Refinancing and Home Equity Loans: Tax Considerations


What are the tax considerations associated with refinancing and home equity loans?

Generally, interest paid on loans to acquire an existing home or to construct a new home is tax deductible. In addition, interest paid on refinanced mortgages is deductible (also subject to certain limitations).


Can you deduct interest paid on refinanced mortgages?

If you refinance the current principal balance owed on a mortgage secured by your primary or secondary residence (a no-cash-out refinance), interest on the refinanced loan will be deductible to the same extent as was the interest on the old loan. If, however, the refinanced loan is for more than you owed on the old loan (a cash-out refinance), deductibility of interest on the amount of the loan that exceeds the principal balance of the old loan is determined as follows:


What if part of the excess of a cash-out refinance mortgage is used toward buying, building, or substantially improving your first or second residence and part is used for other purposes?

Here, the former amount is treated as home acquisition debt, and the latter amount is treated as home equity debt.

Example(s): Suppose you took a mortgage of $150,000 to purchase a home costing $200,000. Eight years later, when your home's fair market value is $250,000 and you owe $135,000 on the original loan, you take a cash-out refinance mortgage of $190,000 on your home. (Assume you are married, file jointly, and have no other mortgages on the home.)
All of the interest on the first $135,000 of the new loan is considered remaining home acquisition debt and is fully deductible (because it does not exceed the $1 million limitation).
Of the $55,000 excess ($190,000 borrowed minus $135,000 owed), you use $30,000 to add a bathroom to your home and $25,000 to pay off bills and buy a car. The $30,000 will be considered home acquisition debt, and interest on it will be fully deductible, since you're still within the $1 million limitation. The $25,000 will be considered home equity debt and will also be fully deductible, since you are within the $100,000 limitation.
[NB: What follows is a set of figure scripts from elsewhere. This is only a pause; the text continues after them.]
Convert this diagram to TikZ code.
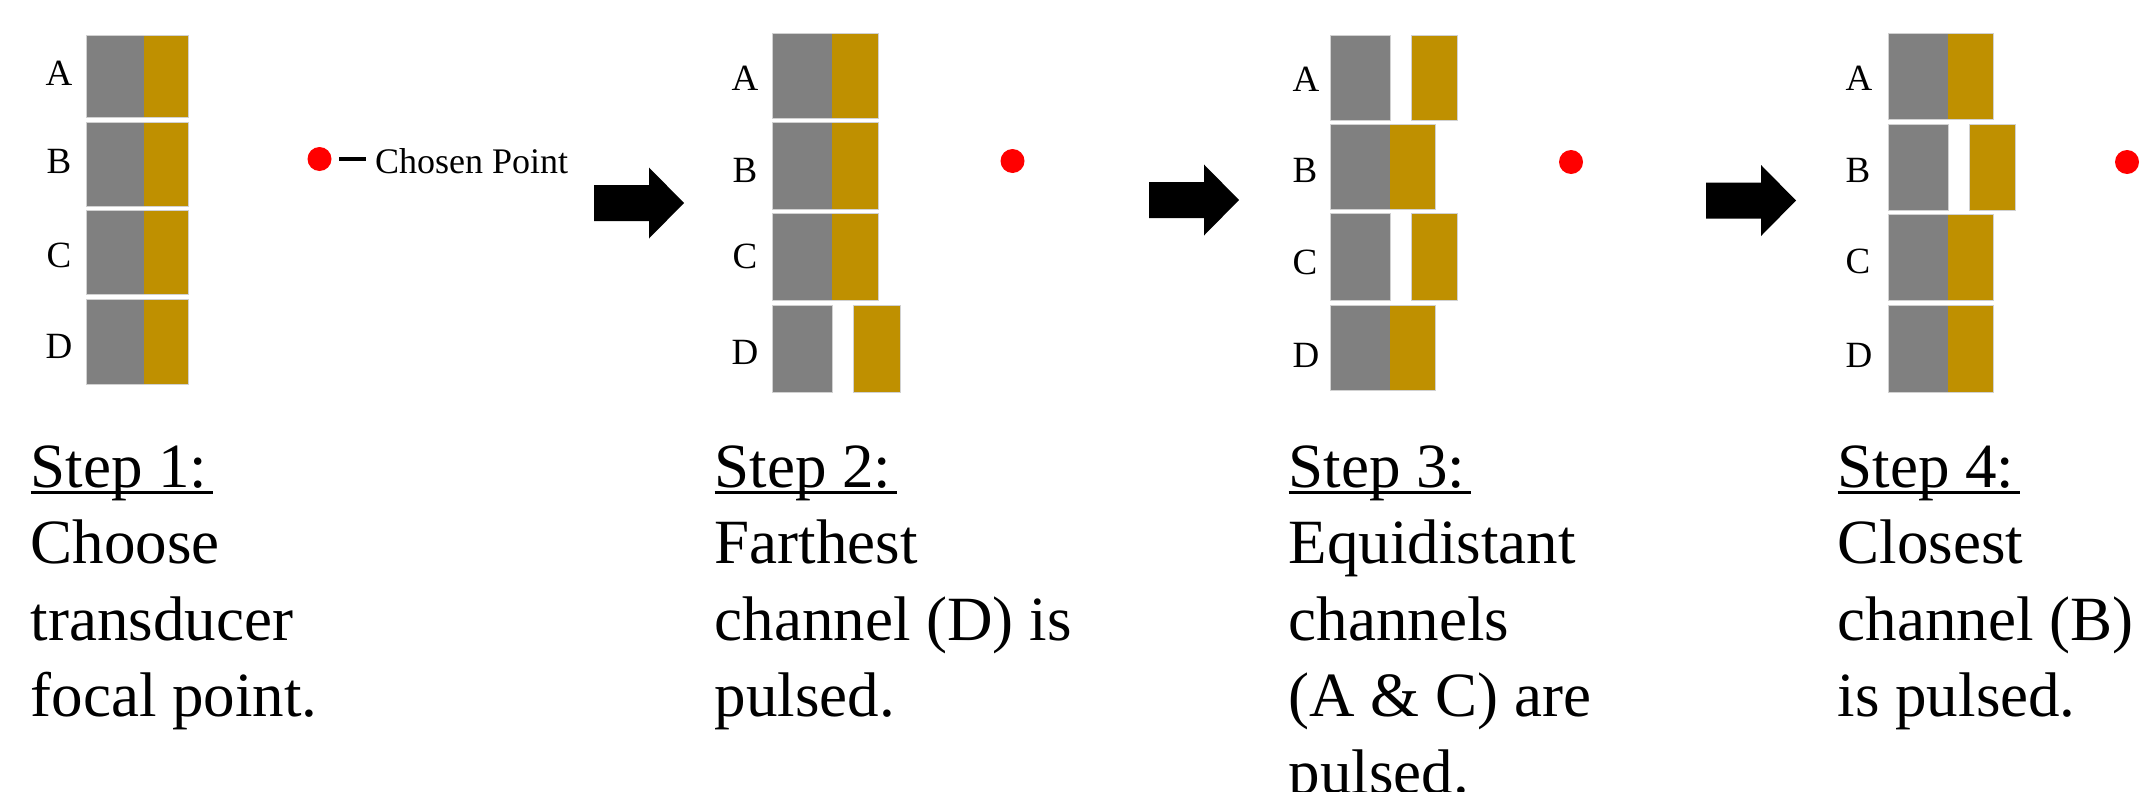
\documentclass[tikz,border=0pt]{standalone}
\usepackage{fontspec}
\setmainfont{Liberation Serif}
\usetikzlibrary{calc}
\definecolor{tgray}{HTML}{808080}
\definecolor{tgold}{HTML}{BF9000}
\definecolor{tred}{HTML}{FF0000}
\tikzset{
  grayblk/.style={fill=tgray},
  goldblk/.style={fill=tgold},
  halo/.style={draw=black!18, line width=1.6pt},
  lbl/.style={font=\fontsize{37}{40}\selectfont, anchor=base, inner sep=0pt},
  reddot/.style={circle, fill=tred, minimum width=23.5pt, minimum height=24pt, inner sep=0pt},
  legdash/.style={line width=4pt},
  steptxt/.style={font=\fontsize{63}{76}\selectfont, anchor=base west, inner sep=0pt},
  uline/.style={line width=3.4pt},
  blkarrow/.style={fill=black}
}
\newcommand{\chanfull}[5]{% top bottom grayx0 grayx1 goldx1
  \draw[halo] (#3,#1) rectangle (#5,#2);
  \fill[grayblk] (#3,#1) rectangle (#4,#2);
  \fill[goldblk] (#4,#1) rectangle (#5,#2);}
\newcommand{\chansplit}[6]{% top bottom grayx0 grayx1 goldx0 goldx1
  \draw[halo] (#3,#1) rectangle (#4,#2);
  \draw[halo] (#5,#1) rectangle (#6,#2);
  \fill[grayblk] (#3,#1) rectangle (#4,#2);
  \fill[goldblk] (#5,#1) rectangle (#6,#2);}
\newcommand{\blockarr}[2]{% left x, centre y
  \fill[blkarrow] (#1,#2-18) -- (#1+55,#2-18) -- (#1+55,#2-35.5) -- (#1+90,#2)
     -- (#1+55,#2+35.5) -- (#1+55,#2+18) -- (#1,#2+18) -- cycle;}
\begin{document}
\begin{tikzpicture}[x=1pt,y=-1pt]
\useasboundingbox (0,0) rectangle (2147,792);

% ---------- Panel 1 ----------
\chanfull{36}{117}{86.5}{144.3}{188}
\chanfull{123}{206}{86.5}{144.3}{188}
\chanfull{211}{294}{86.5}{144.3}{188}
\chanfull{300}{384}{86.5}{144.3}{188}
\node[lbl] (p1A) at (59,85) {A};
\node[lbl] (p1B) at (59,173) {B};
\node[lbl] (p1C) at (59,267) {C};
\node[lbl] (p1D) at (59,358) {D};
\node[reddot] (p1dot) at (319.5,159) {};
\node[font=\fontsize{36}{40}\selectfont, anchor=base west, inner sep=0pt] (cp) at (375,173) {Chosen Point};
\draw[legdash] ([xshift=7.5pt]p1dot.east) -- ($(cp.west |- p1dot)+(-9.5,0)$);

% ---------- Panel 2 ----------
\chanfull{34}{118}{773}{832}{878}
\chanfull{123}{209}{773}{832}{878}
\chanfull{214}{300}{773}{832}{878}
\chansplit{306}{392}{773}{832}{854}{900}
\node[lbl] (p2A) at (745,91) {A};
\node[lbl] (p2B) at (745,182) {B};
\node[lbl] (p2C) at (745,268) {C};
\node[lbl] (p2D) at (745,364) {D};
\node[reddot] (p2dot) at (1012.5,161) {};

% ---------- Panel 3 ----------
\chansplit{36}{120}{1331}{1390}{1412}{1457}
\chanfull{125}{209}{1331}{1390}{1435}
\chansplit{214}{300}{1331}{1390}{1412}{1457}
\chanfull{306}{390}{1331}{1390}{1435}
\node[lbl] (p3A) at (1306,92) {A};
\node[lbl] (p3B) at (1305,182) {B};
\node[lbl] (p3C) at (1305,274) {C};
\node[lbl] (p3D) at (1306,367) {D};
\node[reddot] (p3dot) at (1571,162) {};

% ---------- Panel 4 ----------
\chanfull{34}{119}{1889}{1948}{1993}
\chansplit{125}{210}{1889}{1948}{1970}{2015}
\chanfull{215}{300}{1889}{1948}{1993}
\chanfull{306}{392}{1889}{1948}{1993}
\node[lbl] (p4A) at (1859,90) {A};
\node[lbl] (p4B) at (1858,182) {B};
\node[lbl] (p4C) at (1858,273) {C};
\node[lbl] (p4D) at (1859,367) {D};
\node[reddot] (p4dot) at (2127,162) {};

% ---------- Block arrows ----------
\blockarr{594}{203}
\blockarr{1149}{200}
\blockarr{1706}{200.5}

% ---------- Step texts ----------
\node[steptxt] (s1h) at (30.5,487) {Step 1:};
\node[steptxt] (s1a) at (30.5,563.5) {Choose};
\node[steptxt] (s1b) at (30.5,640) {transducer};
\node[steptxt] (s1c) at (30.5,716.7) {focal point.};
\draw[uline] ([yshift=-5.5pt]s1h.base west) -- ([xshift=5pt,yshift=-5.5pt]s1h.base east);

\node[steptxt] (s2h) at (714.5,487) {Step 2:};
\node[steptxt] (s2a) at (714.5,563.5) {Farthest};
\node[steptxt] (s2b) at (714.5,640) {channel (D) is};
\node[steptxt] (s2c) at (714.5,716.7) {pulsed.};
\draw[uline] ([yshift=-5.5pt]s2h.base west) -- ([xshift=5pt,yshift=-5.5pt]s2h.base east);

\node[steptxt] (s3h) at (1288.5,487) {Step 3:};
\node[steptxt] (s3a) at (1288.5,563.5) {Equidistant};
\node[steptxt] (s3b) at (1288.5,640) {channels};
\node[steptxt] (s3c) at (1288.5,716.7) {(A \& C) are};
\node[steptxt] (s3d) at (1288.5,793.4) {pulsed.};
\draw[uline] ([yshift=-5.5pt]s3h.base west) -- ([xshift=5pt,yshift=-5.5pt]s3h.base east);

\node[steptxt] (s4h) at (1837.5,487) {Step 4:};
\node[steptxt] (s4a) at (1837.5,563.5) {Closest};
\node[steptxt] (s4b) at (1837.5,640) {channel (B)};
\node[steptxt] (s4c) at (1837.5,716.7) {is pulsed.};
\draw[uline] ([yshift=-5.5pt]s4h.base west) -- ([xshift=5pt,yshift=-5.5pt]s4h.base east);
\end{tikzpicture}
\end{document}
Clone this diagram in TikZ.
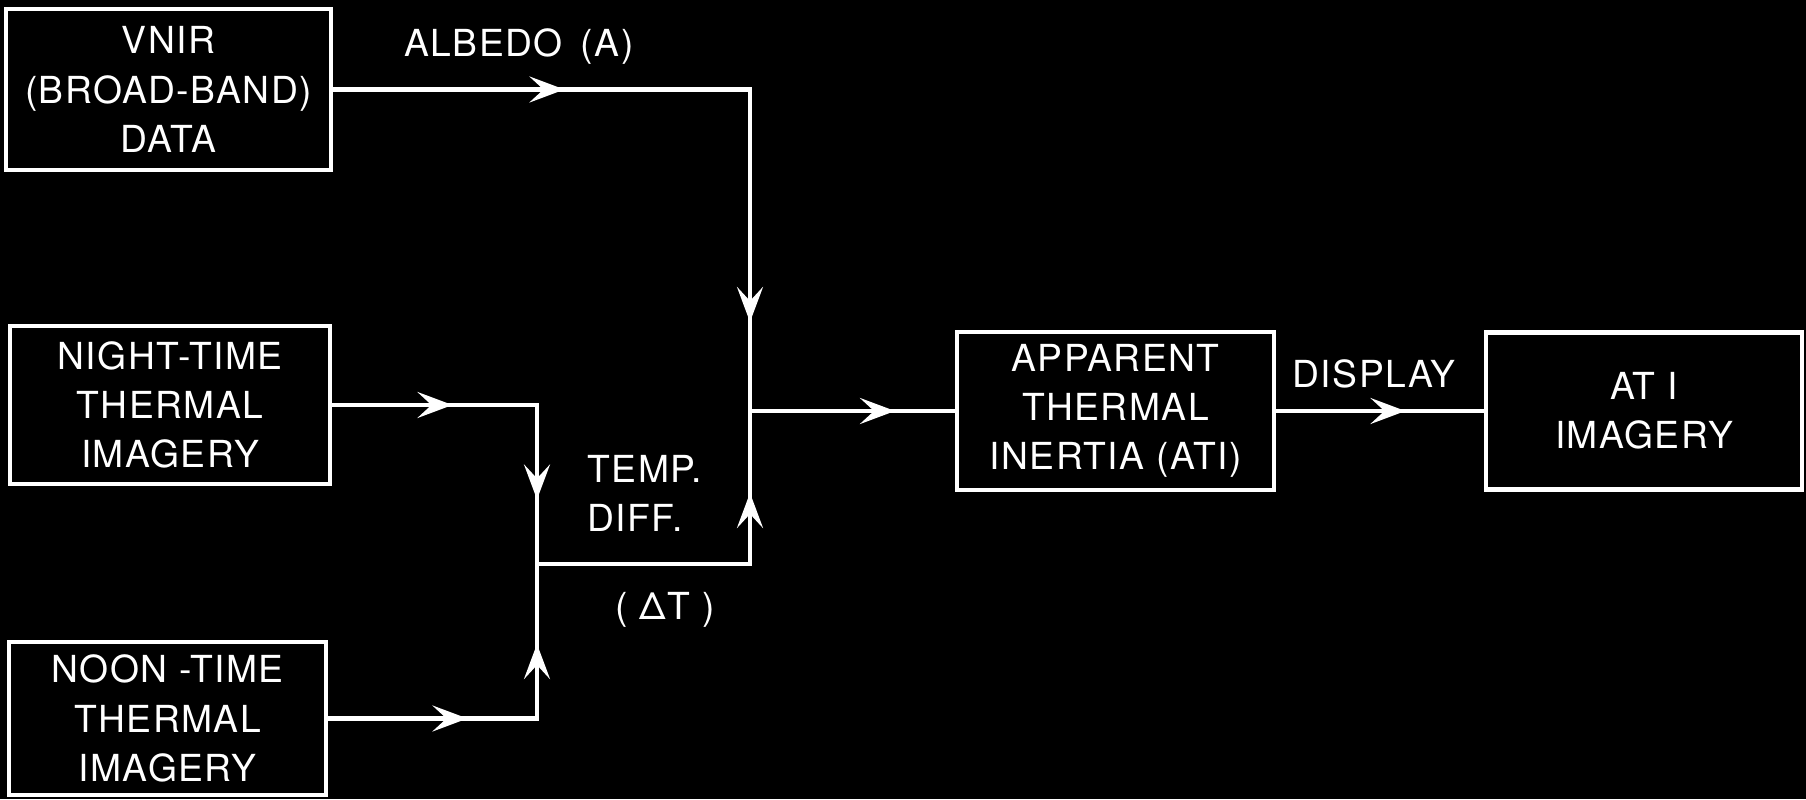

Special rules for pre-October 14, 1987, refinance mortgages

If you refinanced a loan on your primary or secondary residence before October 14, 1987, it will be subject to neither the $1 million/$500,000 home acquisition debt limit nor the $100,000/$50,000 home equity debt limit, as long as the amount borrowed does not exceed the remaining principal balance on the old loan (i.e., as long as it was a no cash-out refinance).

Caution: If, however, the loan you took was a cash-out refinance, then the excess borrowed will be subject to the home acquisition and home equity debt limitations.

The Housing and Economic Recovery Act of 2008

The Housing and Economic Recovery Act of 2008 included the HOPE for Homeowners Act of 2008 (the Act). The Act created a temporary refinance program within the FHA for homebuyers at risk of foreclosure. Lenders can write down qualified mortgages to 85 percent of the current appraised value and qualified borrowers can get a new 30-year fixed mortgage at 90 percent of the home's appraised value.

The loan limit for this program is $550,440 nationwide, and the program is effective on October 1, 2008 and expires September 30, 2011.

Be aware, however, that lenders are not required to participate in this program; they may volunteer to forgive loan balances down to 85 percent of current market value. Further, the borrower must share the newly-created equity and future appreciation equally with FHA. This obligation will continue until the borrower sells the home or refinances the FHA-insured mortgage. Moreover, the homeowner’s access to the newly-created equity will be phased-in over five years.